The exercise →
From the entries below, pull out each line where "React" appears.

Data shown →

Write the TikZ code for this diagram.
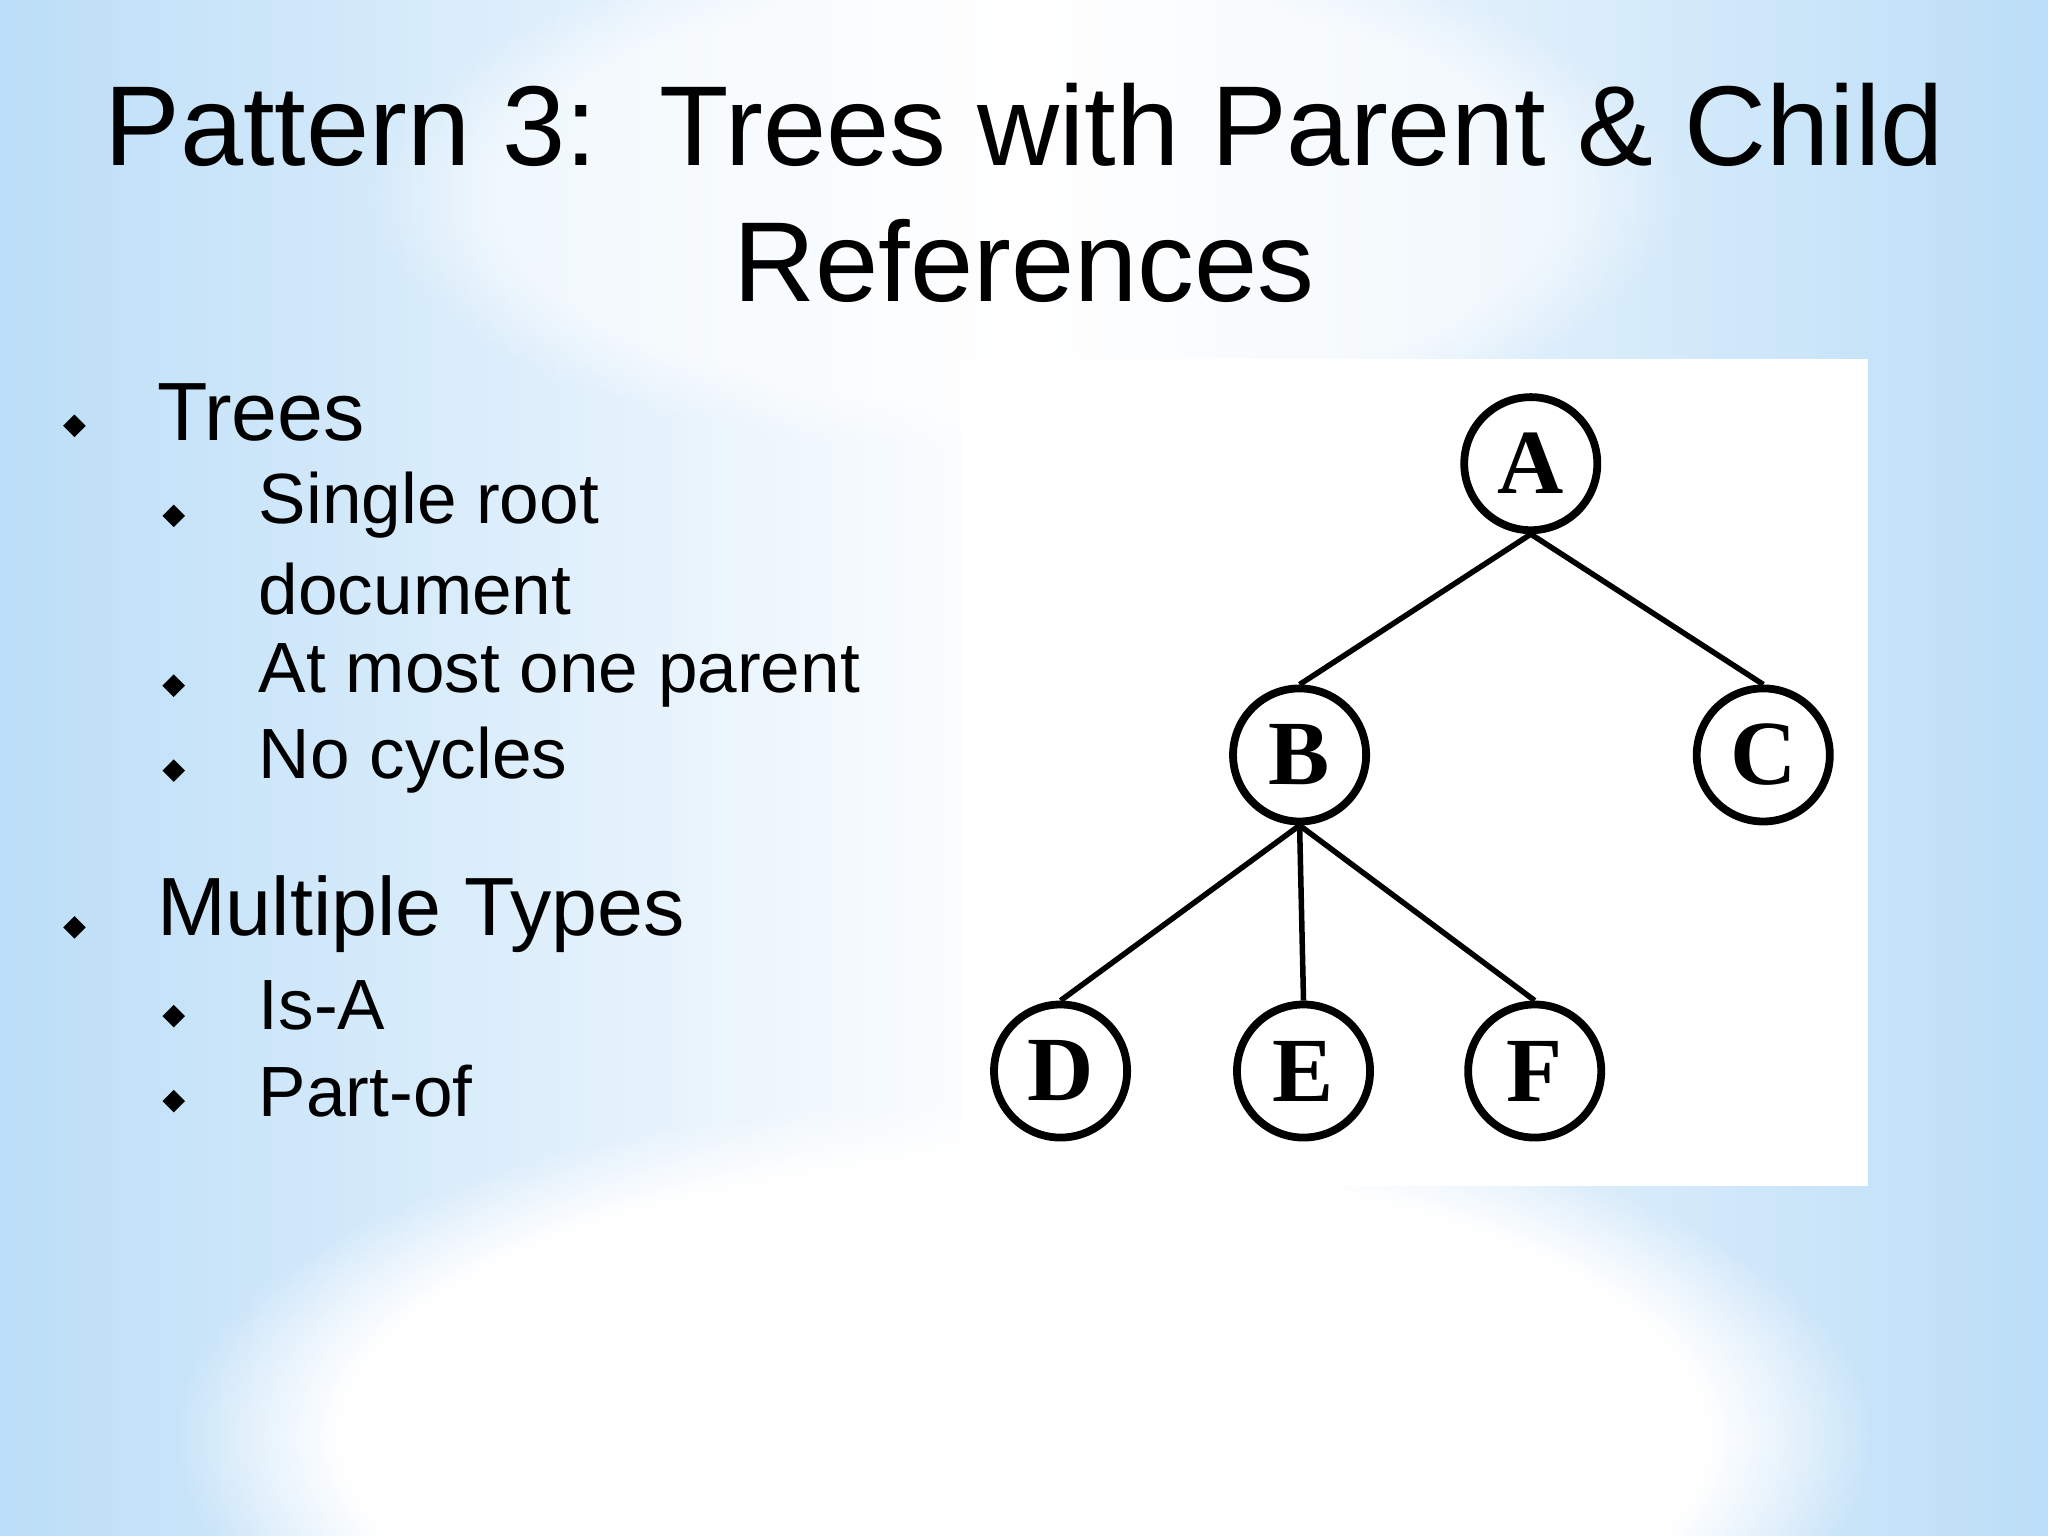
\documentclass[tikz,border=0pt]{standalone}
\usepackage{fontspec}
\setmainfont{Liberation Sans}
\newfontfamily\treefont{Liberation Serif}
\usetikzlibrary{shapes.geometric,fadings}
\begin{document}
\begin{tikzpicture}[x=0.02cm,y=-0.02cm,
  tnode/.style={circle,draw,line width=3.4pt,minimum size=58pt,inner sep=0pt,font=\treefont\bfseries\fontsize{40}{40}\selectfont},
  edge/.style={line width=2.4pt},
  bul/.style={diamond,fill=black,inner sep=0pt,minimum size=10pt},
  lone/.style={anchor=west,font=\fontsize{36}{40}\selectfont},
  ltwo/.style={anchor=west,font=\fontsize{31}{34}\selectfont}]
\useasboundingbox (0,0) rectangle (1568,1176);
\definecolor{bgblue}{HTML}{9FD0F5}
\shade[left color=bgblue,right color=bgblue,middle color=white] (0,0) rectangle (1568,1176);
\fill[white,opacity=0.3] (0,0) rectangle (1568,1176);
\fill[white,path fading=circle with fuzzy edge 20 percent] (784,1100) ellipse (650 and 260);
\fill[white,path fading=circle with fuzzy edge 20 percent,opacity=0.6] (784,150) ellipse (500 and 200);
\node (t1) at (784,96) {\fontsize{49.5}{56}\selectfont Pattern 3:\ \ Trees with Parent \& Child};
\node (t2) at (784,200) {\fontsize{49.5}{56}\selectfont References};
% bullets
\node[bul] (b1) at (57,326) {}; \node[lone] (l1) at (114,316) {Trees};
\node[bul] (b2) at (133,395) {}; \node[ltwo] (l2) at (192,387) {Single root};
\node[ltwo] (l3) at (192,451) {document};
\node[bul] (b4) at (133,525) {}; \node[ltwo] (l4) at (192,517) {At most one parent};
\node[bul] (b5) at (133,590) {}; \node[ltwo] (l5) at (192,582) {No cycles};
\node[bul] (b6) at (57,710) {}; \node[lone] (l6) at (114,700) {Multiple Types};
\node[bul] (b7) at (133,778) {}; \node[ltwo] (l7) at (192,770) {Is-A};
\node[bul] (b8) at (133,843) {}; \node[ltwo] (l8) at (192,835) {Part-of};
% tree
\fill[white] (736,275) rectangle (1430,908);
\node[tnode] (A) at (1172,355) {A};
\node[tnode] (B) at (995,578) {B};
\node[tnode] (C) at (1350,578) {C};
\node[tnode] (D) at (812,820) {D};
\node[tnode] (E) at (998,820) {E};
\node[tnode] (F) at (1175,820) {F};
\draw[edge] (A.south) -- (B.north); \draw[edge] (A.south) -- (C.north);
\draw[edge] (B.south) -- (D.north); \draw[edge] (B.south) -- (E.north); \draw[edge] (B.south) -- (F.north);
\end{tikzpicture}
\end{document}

...

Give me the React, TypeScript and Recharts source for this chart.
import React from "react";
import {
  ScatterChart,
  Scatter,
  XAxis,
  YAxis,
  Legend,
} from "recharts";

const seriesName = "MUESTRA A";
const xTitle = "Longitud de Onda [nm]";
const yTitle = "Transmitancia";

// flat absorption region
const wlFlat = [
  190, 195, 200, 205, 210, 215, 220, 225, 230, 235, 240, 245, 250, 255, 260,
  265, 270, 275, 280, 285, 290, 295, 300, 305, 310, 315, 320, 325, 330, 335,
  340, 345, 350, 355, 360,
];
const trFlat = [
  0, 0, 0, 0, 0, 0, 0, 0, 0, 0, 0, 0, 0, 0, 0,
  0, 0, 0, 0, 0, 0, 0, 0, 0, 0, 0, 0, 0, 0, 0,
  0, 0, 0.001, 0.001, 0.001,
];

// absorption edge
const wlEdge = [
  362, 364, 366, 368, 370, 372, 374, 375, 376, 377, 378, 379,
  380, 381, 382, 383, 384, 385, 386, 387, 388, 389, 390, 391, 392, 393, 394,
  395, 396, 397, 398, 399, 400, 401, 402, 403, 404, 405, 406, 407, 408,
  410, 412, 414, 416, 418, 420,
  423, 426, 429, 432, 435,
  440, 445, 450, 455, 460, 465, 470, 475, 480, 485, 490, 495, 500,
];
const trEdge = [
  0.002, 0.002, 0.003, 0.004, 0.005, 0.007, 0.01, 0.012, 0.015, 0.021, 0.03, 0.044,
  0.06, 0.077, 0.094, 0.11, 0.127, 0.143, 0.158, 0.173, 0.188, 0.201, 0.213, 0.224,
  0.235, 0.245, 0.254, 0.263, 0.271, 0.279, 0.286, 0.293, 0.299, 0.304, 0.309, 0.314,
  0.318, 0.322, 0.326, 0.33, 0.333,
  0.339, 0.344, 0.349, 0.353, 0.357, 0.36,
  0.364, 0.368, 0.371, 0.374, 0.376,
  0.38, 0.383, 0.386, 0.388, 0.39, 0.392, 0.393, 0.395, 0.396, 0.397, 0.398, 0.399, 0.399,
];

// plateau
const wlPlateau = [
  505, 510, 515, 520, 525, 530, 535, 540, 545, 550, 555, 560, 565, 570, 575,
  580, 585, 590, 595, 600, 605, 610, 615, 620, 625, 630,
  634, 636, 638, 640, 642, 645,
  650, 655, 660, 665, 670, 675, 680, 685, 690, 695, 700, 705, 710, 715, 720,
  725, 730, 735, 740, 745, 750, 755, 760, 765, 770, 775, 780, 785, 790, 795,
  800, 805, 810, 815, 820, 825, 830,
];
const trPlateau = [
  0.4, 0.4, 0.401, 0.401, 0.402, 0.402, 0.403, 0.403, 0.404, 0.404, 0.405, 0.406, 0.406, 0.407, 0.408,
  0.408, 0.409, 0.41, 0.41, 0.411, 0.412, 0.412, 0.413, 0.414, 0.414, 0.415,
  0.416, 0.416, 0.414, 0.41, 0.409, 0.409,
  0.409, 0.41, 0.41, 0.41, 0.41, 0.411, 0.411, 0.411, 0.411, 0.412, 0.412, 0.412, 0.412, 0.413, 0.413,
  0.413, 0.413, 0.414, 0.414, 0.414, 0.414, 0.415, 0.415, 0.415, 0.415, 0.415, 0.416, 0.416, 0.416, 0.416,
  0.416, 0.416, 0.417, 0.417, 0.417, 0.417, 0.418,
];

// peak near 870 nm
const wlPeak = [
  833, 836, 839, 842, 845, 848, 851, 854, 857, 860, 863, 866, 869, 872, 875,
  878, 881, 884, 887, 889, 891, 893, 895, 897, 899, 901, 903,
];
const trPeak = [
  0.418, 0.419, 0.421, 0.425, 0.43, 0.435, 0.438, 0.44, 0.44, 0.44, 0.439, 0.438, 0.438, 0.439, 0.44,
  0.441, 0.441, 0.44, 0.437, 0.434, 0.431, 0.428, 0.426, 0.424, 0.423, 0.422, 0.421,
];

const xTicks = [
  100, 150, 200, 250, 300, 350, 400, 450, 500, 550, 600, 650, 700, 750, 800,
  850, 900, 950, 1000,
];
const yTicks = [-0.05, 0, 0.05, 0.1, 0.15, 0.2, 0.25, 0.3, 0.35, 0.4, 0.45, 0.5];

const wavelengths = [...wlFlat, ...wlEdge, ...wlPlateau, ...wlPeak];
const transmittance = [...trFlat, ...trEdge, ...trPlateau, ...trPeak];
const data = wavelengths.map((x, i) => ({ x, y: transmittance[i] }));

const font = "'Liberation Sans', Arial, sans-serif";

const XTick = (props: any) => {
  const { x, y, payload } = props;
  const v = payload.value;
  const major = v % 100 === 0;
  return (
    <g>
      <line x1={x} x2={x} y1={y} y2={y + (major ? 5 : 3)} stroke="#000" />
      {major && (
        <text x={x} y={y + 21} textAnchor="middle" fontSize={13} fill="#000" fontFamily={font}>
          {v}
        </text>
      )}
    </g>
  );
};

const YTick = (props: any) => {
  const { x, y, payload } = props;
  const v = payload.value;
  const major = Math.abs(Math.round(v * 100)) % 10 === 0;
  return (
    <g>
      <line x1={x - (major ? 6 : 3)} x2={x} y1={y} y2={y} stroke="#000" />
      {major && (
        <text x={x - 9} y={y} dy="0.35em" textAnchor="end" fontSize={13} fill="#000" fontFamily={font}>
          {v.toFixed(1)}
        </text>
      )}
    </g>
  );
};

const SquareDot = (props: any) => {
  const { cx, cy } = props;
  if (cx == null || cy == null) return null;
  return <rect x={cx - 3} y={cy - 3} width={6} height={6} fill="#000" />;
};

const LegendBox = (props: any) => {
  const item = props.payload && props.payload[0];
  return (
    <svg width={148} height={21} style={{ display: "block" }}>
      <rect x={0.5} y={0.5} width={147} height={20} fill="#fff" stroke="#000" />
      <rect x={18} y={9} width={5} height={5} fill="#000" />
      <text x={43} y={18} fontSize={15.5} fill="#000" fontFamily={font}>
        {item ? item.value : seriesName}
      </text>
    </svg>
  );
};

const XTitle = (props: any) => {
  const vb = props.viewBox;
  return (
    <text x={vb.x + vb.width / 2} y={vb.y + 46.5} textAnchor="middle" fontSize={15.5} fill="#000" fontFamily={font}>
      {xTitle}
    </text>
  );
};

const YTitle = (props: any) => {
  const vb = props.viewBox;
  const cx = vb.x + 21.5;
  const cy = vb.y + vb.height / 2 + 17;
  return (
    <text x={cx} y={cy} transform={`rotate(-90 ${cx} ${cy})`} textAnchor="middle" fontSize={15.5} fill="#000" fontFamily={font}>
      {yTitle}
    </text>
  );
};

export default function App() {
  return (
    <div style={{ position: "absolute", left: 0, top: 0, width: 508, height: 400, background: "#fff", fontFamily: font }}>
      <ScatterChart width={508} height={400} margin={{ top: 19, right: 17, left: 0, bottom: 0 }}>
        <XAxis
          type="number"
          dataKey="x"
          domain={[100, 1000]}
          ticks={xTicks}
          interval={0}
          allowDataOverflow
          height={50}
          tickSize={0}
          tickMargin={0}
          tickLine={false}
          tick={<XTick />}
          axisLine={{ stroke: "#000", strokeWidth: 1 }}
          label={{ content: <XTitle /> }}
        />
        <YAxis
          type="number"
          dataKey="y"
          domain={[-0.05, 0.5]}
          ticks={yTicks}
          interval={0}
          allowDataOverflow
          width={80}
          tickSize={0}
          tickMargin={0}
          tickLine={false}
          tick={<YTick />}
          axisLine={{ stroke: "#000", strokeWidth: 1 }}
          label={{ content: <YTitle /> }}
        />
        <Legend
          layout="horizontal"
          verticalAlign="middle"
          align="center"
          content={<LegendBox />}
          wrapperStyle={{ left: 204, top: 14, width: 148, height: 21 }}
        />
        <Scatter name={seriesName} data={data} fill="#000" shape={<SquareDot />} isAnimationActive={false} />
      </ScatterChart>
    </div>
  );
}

Exercise solution →
Give me the React, TypeScript and Recharts source for this chart.
import React from "react";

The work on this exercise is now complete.